**Stored data entries**

= = = = =

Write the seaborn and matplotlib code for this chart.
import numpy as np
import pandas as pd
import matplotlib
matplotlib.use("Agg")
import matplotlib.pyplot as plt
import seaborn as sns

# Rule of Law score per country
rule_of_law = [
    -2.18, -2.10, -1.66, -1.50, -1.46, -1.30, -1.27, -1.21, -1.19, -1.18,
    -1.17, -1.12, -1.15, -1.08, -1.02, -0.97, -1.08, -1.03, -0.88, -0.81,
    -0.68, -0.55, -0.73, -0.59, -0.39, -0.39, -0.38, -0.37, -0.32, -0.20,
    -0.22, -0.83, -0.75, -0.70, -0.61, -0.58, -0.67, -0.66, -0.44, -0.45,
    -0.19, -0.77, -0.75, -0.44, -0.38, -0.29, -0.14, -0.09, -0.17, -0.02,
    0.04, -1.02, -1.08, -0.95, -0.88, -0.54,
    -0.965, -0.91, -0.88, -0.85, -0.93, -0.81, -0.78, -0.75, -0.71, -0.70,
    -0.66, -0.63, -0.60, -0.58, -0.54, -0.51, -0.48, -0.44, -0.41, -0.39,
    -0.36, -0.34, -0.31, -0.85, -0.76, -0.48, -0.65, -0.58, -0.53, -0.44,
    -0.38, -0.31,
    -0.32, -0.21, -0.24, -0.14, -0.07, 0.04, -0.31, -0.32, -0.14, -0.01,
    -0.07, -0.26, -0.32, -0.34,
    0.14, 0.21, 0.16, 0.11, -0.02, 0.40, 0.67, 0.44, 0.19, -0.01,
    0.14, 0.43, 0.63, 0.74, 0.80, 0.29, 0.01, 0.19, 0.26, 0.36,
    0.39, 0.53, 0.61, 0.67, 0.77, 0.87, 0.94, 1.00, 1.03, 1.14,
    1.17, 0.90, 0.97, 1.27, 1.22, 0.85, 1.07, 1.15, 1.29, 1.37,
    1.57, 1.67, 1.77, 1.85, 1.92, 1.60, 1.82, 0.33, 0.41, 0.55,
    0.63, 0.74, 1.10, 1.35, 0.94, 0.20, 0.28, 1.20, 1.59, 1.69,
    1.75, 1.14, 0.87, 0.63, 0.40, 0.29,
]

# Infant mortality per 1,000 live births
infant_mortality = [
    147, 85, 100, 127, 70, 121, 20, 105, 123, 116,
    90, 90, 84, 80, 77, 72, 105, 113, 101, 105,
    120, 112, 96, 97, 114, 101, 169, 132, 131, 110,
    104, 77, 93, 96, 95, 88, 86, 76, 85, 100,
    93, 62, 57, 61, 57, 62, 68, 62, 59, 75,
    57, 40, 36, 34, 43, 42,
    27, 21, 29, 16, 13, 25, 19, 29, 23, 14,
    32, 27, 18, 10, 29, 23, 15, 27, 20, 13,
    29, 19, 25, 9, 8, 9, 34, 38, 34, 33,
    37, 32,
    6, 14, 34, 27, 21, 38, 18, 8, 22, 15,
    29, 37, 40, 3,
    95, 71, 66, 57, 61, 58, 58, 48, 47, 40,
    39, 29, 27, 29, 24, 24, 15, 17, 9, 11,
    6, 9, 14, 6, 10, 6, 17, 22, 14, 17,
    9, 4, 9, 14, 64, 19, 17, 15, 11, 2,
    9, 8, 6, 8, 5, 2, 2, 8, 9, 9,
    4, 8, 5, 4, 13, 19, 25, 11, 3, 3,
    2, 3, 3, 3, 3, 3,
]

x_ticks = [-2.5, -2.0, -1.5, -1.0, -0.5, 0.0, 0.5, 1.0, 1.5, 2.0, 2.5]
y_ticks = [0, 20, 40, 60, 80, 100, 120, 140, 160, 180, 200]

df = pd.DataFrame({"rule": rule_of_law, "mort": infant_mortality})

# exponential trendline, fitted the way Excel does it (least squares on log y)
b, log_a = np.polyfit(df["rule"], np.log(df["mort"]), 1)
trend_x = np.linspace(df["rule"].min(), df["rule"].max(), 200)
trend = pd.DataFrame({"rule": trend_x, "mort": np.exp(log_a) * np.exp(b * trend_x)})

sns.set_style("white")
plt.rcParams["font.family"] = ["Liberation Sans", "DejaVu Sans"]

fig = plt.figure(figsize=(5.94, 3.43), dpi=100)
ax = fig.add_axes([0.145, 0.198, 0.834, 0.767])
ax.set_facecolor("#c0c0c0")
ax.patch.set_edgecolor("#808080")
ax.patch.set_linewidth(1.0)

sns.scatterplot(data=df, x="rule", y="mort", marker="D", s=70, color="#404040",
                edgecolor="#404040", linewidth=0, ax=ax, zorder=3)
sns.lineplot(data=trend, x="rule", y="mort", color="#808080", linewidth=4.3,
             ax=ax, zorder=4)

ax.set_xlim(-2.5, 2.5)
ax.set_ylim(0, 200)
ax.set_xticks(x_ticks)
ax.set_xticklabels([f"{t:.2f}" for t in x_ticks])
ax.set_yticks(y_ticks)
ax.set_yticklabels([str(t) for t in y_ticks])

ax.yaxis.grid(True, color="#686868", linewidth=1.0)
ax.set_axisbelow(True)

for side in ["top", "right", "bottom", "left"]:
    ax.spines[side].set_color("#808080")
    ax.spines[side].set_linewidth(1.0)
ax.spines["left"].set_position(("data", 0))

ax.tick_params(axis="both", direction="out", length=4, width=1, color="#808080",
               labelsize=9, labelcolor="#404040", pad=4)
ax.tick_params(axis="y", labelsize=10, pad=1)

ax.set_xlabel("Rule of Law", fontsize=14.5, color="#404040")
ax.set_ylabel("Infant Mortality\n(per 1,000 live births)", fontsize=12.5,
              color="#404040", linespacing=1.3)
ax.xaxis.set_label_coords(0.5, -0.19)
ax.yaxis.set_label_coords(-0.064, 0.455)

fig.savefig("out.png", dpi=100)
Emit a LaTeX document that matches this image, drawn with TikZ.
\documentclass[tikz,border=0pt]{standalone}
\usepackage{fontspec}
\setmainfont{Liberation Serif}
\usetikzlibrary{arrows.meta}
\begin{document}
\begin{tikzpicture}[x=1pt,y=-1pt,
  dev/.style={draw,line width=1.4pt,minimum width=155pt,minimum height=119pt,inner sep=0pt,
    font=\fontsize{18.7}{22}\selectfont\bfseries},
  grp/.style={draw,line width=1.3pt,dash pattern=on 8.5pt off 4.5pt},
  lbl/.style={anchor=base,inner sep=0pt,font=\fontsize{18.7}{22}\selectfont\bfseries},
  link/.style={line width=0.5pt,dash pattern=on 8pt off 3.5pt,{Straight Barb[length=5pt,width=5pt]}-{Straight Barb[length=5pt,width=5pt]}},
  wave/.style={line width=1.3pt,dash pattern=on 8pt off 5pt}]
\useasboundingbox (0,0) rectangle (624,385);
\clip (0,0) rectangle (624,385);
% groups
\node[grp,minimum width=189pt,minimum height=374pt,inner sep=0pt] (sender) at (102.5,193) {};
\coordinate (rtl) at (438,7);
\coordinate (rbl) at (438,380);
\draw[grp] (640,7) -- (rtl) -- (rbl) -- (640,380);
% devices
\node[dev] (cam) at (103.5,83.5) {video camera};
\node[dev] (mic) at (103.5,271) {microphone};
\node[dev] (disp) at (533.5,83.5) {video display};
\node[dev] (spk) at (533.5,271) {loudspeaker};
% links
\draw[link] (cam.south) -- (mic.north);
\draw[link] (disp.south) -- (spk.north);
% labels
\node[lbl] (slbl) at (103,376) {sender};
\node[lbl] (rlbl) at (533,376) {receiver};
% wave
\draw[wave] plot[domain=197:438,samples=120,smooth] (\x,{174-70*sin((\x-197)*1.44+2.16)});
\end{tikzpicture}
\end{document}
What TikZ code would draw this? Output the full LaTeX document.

= = = = =

**REQUIRED WORK**
Print the lines above, unchanged, from the start of the records to the line with "import seaborn as sns", including that final line.

**SOLUTION BELOW**
Write the seaborn and matplotlib code for this chart.
import numpy as np
import pandas as pd
import matplotlib
matplotlib.use("Agg")
import matplotlib.pyplot as plt
import seaborn as sns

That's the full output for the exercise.